> [Set problem]: Begin at the first line of the data and copy each line through the one containing "y_ticks = [10, 0, -10, -20, -30]", that line included, with no pictures.

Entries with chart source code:
——

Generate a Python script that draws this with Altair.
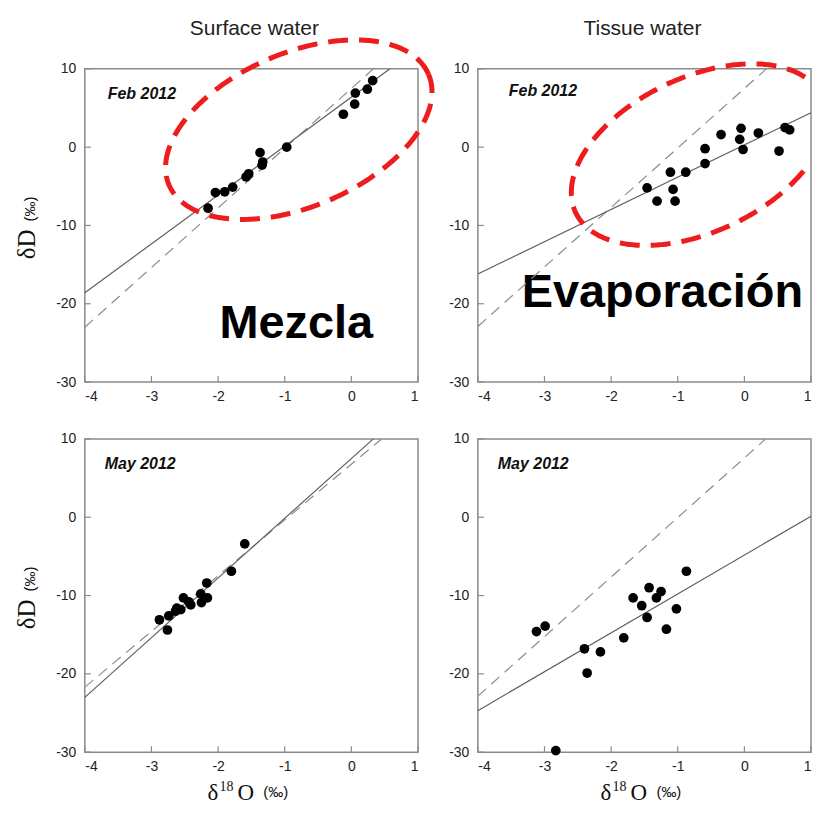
import altair as alt
import pandas as pd
import numpy as np

# ---------------- data ----------------
x_ticks = [-4, -3, -2, -1, 0, 1]
y_ticks = [10, 0, -10, -20, -30]

feb_surf_x = [-2.15, -2.04, -1.90, -1.78, -1.58, -1.54, -1.37, -1.33, -1.34, -0.97, -0.12, 0.05, 0.06, 0.24, 0.32]
feb_surf_y = [-7.8, -5.8, -5.7, -5.1, -3.8, -3.4, -0.7, -1.9, -2.3, 0.0, 4.2, 5.5, 6.9, 7.4, 8.5]

feb_tis_x = [-1.46, -1.31, -1.11, -1.07, -1.04, -0.88, -0.59, -0.59, -0.35, -0.05, -0.07, -0.02, 0.21, 0.52, 0.61, 0.68]
feb_tis_y = [-5.2, -6.9, -3.2, -5.4, -6.9, -3.2, -0.2, -2.1, 1.6, 2.4, 1.0, -0.3, 1.8, -0.5, 2.5, 2.2]

may_surf_x = [-2.88, -2.76, -2.74, -2.64, -2.62, -2.56, -2.52, -2.41, -2.44, -2.26, -2.25, -2.16, -2.17, -1.80, -1.60]
may_surf_y = [-13.1, -14.4, -12.6, -12.0, -11.6, -11.8, -10.3, -11.2, -10.8, -9.8, -10.9, -10.3, -8.4, -6.9, -3.4]

may_tis_x = [-3.12, -2.99, -2.83, -2.40, -2.36, -2.16, -1.81, -1.67, -1.54, -1.43, -1.46, -1.32, -1.25, -1.17, -1.02, -0.87]
may_tis_y = [-14.6, -13.9, -29.8, -16.8, -19.9, -17.2, -15.4, -10.3, -11.3, -9.0, -12.8, -10.3, -9.5, -14.3, -11.7, -6.9]

# regression (solid) and meteoric water (dashed) lines: end points
feb_surf_fit_x, feb_surf_fit_y = [-4, 0.58], [-18.6, 10]
feb_surf_mwl_x, feb_surf_mwl_y = [-4, 0.33], [-23.0, 10]
feb_tis_fit_x, feb_tis_fit_y = [-4, 1], [-16.2, 4.4]
feb_tis_mwl_x, feb_tis_mwl_y = [-4, 0.33], [-22.9, 10]
may_surf_fit_x, may_surf_fit_y = [-4, 0.33], [-23.0, 10]
may_surf_mwl_x, may_surf_mwl_y = [-4, 0.455], [-21.7, 10]
may_tis_fit_x, may_tis_fit_y = [-4, 1], [-24.7, 0.13]
may_tis_mwl_x, may_tis_mwl_y = [-4, 0.32], [-22.85, 10]

col_titles = ["Surface water", "Tissue water"]
period_labels = ["Feb 2012", "Feb 2012", "May 2012", "May 2012"]
annotations = ["Mezcla", "Evaporación"]

# ---------------- layout / style ----------------
W, H = 334, 314
FONT = "Liberation Sans"
SERIF = "Liberation Serif"
FRAME = "#8a8a8a"
RED = "#ee1c1c"

xscale = alt.Scale(domain=[-4, 1], nice=False, zero=False)
yscale = alt.Scale(domain=[-30, 10], nice=False, zero=False)
xaxis = alt.Axis(values=x_ticks, title=None, domain=False, ticks=False, grid=False,
                 labelExpr="'' + datum.value", labelFont=FONT, labelFontSize=14,
                 labelColor="#222", labelPadding=7)
yaxis = alt.Axis(values=y_ticks, title=None, domain=False, ticks=False, grid=False,
                 labelExpr="'' + datum.value", labelFont=FONT, labelFontSize=14,
                 labelColor="#222", labelPadding=9)
X = alt.X("x:Q", scale=xscale, axis=xaxis)
Y = alt.Y("y:Q", scale=yscale, axis=yaxis)


def ellipse_df(cx, cy, a, b, ang, pxmax=None):
    t = np.linspace(0, 2 * np.pi, 361)[:-1]
    th = np.radians(ang)
    px = cx + a * np.cos(t) * np.cos(th) - b * np.sin(t) * np.sin(th)
    py = cy - (a * np.cos(t) * np.sin(th) + b * np.sin(t) * np.cos(th))
    inside = np.ones_like(px, dtype=bool) if pxmax is None else px <= pxmax
    if inside.all():
        px = np.append(px, px[0])
        py = np.append(py, py[0])
    else:
        k = [i for i in range(len(px)) if inside[i] and not inside[i - 1]][0]
        px, py, inside = np.roll(px, -k), np.roll(py, -k), np.roll(inside, -k)
        n = int(np.argmin(inside))
        px, py = px[:n], py[:n]
    return pd.DataFrame({"x": -4 + px / W * 5, "y": 10 - py / H * 40, "i": np.arange(len(px))})


def txt(s, x, y, **kw):
    return alt.Chart(pd.DataFrame({"t": [s]})).mark_text(**kw).encode(
        text="t:N", x=alt.value(x), y=alt.value(y))


def panel(px, py, fx, fy, mx, my, label, lpos, extra, front=()):
    pts = alt.Chart(pd.DataFrame({"x": px, "y": py})).mark_circle(
        size=95, color="black", opacity=1).encode(x=X, y=Y)
    fit = alt.Chart(pd.DataFrame({"x": fx, "y": fy})).mark_line(
        color="#5e5e5e", strokeWidth=1.2, clip=True).encode(x=X, y=Y)
    mwl = alt.Chart(pd.DataFrame({"x": mx, "y": my})).mark_line(
        color="#8c8c8c", strokeWidth=1.2, strokeDash=[11, 7], clip=True).encode(x=X, y=Y)
    yt = alt.Chart(pd.DataFrame({"y": y_ticks})).mark_rule(color=FRAME, strokeWidth=1.2).encode(
        y=Y, x=alt.value(0), x2=alt.value(6))
    xt = alt.Chart(pd.DataFrame({"x": x_ticks})).mark_rule(color=FRAME, strokeWidth=1.2).encode(
        x=X, y=alt.value(H), y2=alt.value(H - 6))
    lab = txt(label, lpos[0], lpos[1], align="left", baseline="middle", font=FONT,
              fontSize=16, fontWeight="bold", fontStyle="italic", color="#111")
    return alt.layer(*extra, yt, xt, mwl, fit, pts, lab, *front).properties(width=W, height=H)


def ellipse_layer(df):
    return alt.Chart(df).mark_line(color=RED, strokeWidth=5, strokeDash=[20, 11], clip=False).encode(
        x=X, y=Y, order="i:Q")


def ytitle():
    return [
        txt("δD", -50, 161, align="right", baseline="alphabetic", angle=270,
            font=SERIF, fontSize=25, color="#111"),
        txt("(‰)", -50, 153, align="left", baseline="alphabetic", angle=270,
            font=FONT, fontSize=15, color="#111"),
    ]


def xtitle():
    return [
        txt("δ", 123, 362, align="left", baseline="alphabetic", font=SERIF, fontSize=23, color="#111"),
        txt("18", 135, 353, align="left", baseline="alphabetic", font=SERIF, fontSize=14, color="#111"),
        txt("O", 153, 362, align="left", baseline="alphabetic", font=SERIF, fontSize=23, color="#111"),
        txt("(‰)", 179, 359, align="left", baseline="alphabetic", font=FONT, fontSize=15, color="#111"),
    ]


anchor = alt.Chart(pd.DataFrame({"a": [0]})).mark_rect(color="white").encode(
    x=alt.value(-76), x2=alt.value(-75), y=alt.value(-59), y2=alt.value(-58))

tl = panel(feb_surf_x, feb_surf_y, feb_surf_fit_x, feb_surf_fit_y, feb_surf_mwl_x, feb_surf_mwl_y,
           period_labels[0], (23, 25),
           [anchor,
            txt(col_titles[0], 170, -34, align="center", baseline="alphabetic", font=FONT,
                fontSize=21, color="#222"),
            txt(annotations[0], 212, 270, align="center", baseline="alphabetic", font=FONT,
                fontSize=47, fontWeight="bold", color="black")] + ytitle(),
           [ellipse_layer(ellipse_df(214.5, 61, 141.4, 77.0, 23.1))])

tr = panel(feb_tis_x, feb_tis_y, feb_tis_fit_x, feb_tis_fit_y, feb_tis_mwl_x, feb_tis_mwl_y,
           period_labels[1], (31, 22),
           [txt(col_titles[1], 165, -34, align="center", baseline="alphabetic", font=FONT,
                fontSize=21, color="#222"),
            txt(annotations[1], 185, 239, align="center", baseline="alphabetic", font=FONT,
                fontSize=47, fontWeight="bold", color="black")],
           [ellipse_layer(ellipse_df(221.7, 86, 136.6, 77.5, 25.1, pxmax=329))])

bl = panel(may_surf_x, may_surf_y, may_surf_fit_x, may_surf_fit_y, may_surf_mwl_x, may_surf_mwl_y,
           period_labels[2], (20, 25), ytitle() + xtitle())

br = panel(may_tis_x, may_tis_y, may_tis_fit_x, may_tis_fit_y, may_tis_mwl_x, may_tis_mwl_y,
           period_labels[3], (20, 25), xtitle())

chart = alt.concat(tl, tr, bl, br, columns=2, spacing={"row": 57, "column": 60},
                   bounds="flush").properties(padding=0, background="white").configure_view(
    stroke=FRAME, strokeWidth=1.5)

chart.save("out.html", embed_options={"renderer": "svg", "actions": False})
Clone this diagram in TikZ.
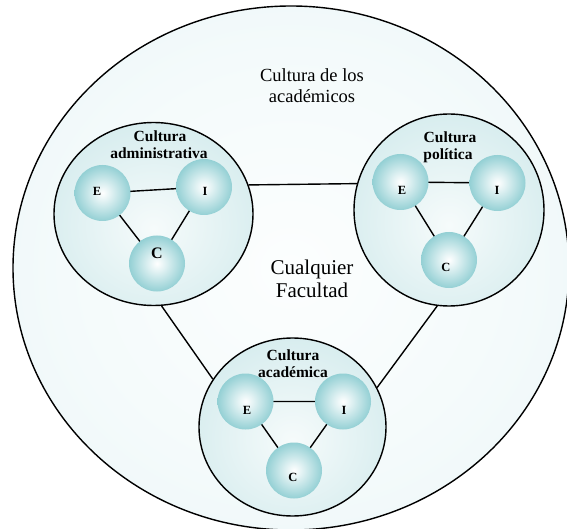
\documentclass[tikz,border=0pt]{standalone}
\usepackage{fontspec}
\setmainfont{Liberation Serif}
\usetikzlibrary{shapes.geometric}
\definecolor{bigin}{RGB}{252,254,254}
\definecolor{bigout}{RGB}{226,242,244}
\definecolor{subin}{RGB}{246,251,251}
\definecolor{subout}{RGB}{192,226,229}
\definecolor{ballout}{RGB}{112,192,198}
\pgfdeclareradialshading{bigsh}{\pgfpoint{0bp}{0bp}}{color(0bp)=(bigin); color(20bp)=(bigin!70!bigout); color(50bp)=(bigout); color(100bp)=(bigout)}
\pgfdeclareradialshading{subsh}{\pgfpoint{0bp}{-4bp}}{color(0bp)=(subin); color(15bp)=(subin!70!subout); color(50bp)=(subout); color(100bp)=(subout)}
\pgfdeclareradialshading{ballsh}{\pgfpoint{0bp}{0bp}}{color(0bp)=(white); color(7bp)=(white!80!ballout); color(26bp)=(white!22!ballout); color(50bp)=(ballout); color(100bp)=(ballout)}
\tikzset{
  bigell/.style={ellipse, draw=black, line width=1.4pt, inner sep=0pt, shading=bigsh},
  subell/.style={ellipse, draw=black, line width=1.4pt, inner sep=0pt, shading=subsh},
  ball/.style={circle, inner sep=0pt, minimum size=56pt, shading=ballsh},
  link/.style={draw=black, line width=1.4pt},
  lbl/.style={font=\bfseries\fontsize{12.5}{12.5}\selectfont, inner sep=0pt},
  ttl/.style={font=\bfseries\fontsize{15.5}{17}\selectfont, inner sep=0pt, anchor=base},
  bigtxt/.style={font=\fontsize{18.5}{21}\selectfont, inner sep=0pt, anchor=base},
  midtxt/.style={font=\fontsize{21}{23}\selectfont, inner sep=0pt, anchor=base},
}
\begin{document}
\begin{tikzpicture}[x=1pt,y=-1pt]
\useasboundingbox (0,0) rectangle (567,529);
% outer ellipse
\node[bigell, minimum width=556pt, minimum height=524pt] (big) at (291,268) {};
\node[bigtxt] (t1) at (312,82) {Cultura de los};
\node[bigtxt] (t2) at (312,103) {académicos};
\node[midtxt] (m1) at (312,274) {Cualquier};
\node[midtxt] (m2) at (312,297) {Facultad};
% sub ellipses
\node[subell, minimum width=199pt, minimum height=183pt] (adm) at (153.5,214) {};
\node[subell, minimum width=190pt, minimum height=192pt] (pol) at (449,210) {};
\node[subell, minimum width=187pt, minimum height=178pt] (aca) at (292.5,427) {};
% connectors between sub ellipses
\draw[link] (adm.17) -- (pol.164.8);
\draw[link] (adm.275) -- (aca.149.4);
\draw[link] (pol.263.5) -- (aca.25.6);
% titles
\node[ttl] (at1) at (160,142) {Cultura};
\node[ttl] (at2) at (159,159) {administrativa};
\node[ttl] (pt1) at (450,143) {Cultura};
\node[ttl] (pt2) at (448,160) {política};
\node[ttl] (ct1) at (293,360) {Cultura};
\node[ttl] (ct2) at (293,377) {académica};
% ball centres
\coordinate (aEc) at (102.5,193);
\coordinate (aIc) at (204,187);
\coordinate (aCc) at (157,263.5);
\coordinate (pEc) at (400.5,182);
\coordinate (pIc) at (497.5,183);
\coordinate (pCc) at (449,260);
\coordinate (cEc) at (245.5,401.5);
\coordinate (cIc) at (343,401.5);
\coordinate (cCc) at (294,470.5);
% inner links
\draw[link] (aEc) -- (aIc) -- (aCc) -- cycle;
\draw[link] (pEc) -- (pIc) -- (pCc) -- cycle;
\draw[link] (cEc) -- (cIc) -- (cCc) -- cycle;
% balls
\foreach \n in {aE,aI,aC,pE,pI,pC,cE,cI,cC}{
  \node[ball] (\n) at (\n c) {};
}
% labels
\node[lbl] (aEl) at (97,191) {E};
\node[lbl] (aIl) at (205,191) {I};
\node[lbl, font=\bfseries\fontsize{16}{16}\selectfont] (aCl) at (157,253) {C};
\node[lbl] (pEl) at (402,190) {E};
\node[lbl] (pIl) at (497,190) {I};
\node[lbl] (pCl) at (446,267) {C};
\node[lbl] (cEl) at (247,410) {E};
\node[lbl] (cIl) at (344,410) {I};
\node[lbl] (cCl) at (293,477) {C};
\end{tikzpicture}
\end{document}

——

> [Solution for this exercise]:
Generate a Python script that draws this with Altair.
import altair as alt
import pandas as pd
import numpy as np

# ---------------- data ----------------
x_ticks = [-4, -3, -2, -1, 0, 1]
y_ticks = [10, 0, -10, -20, -30]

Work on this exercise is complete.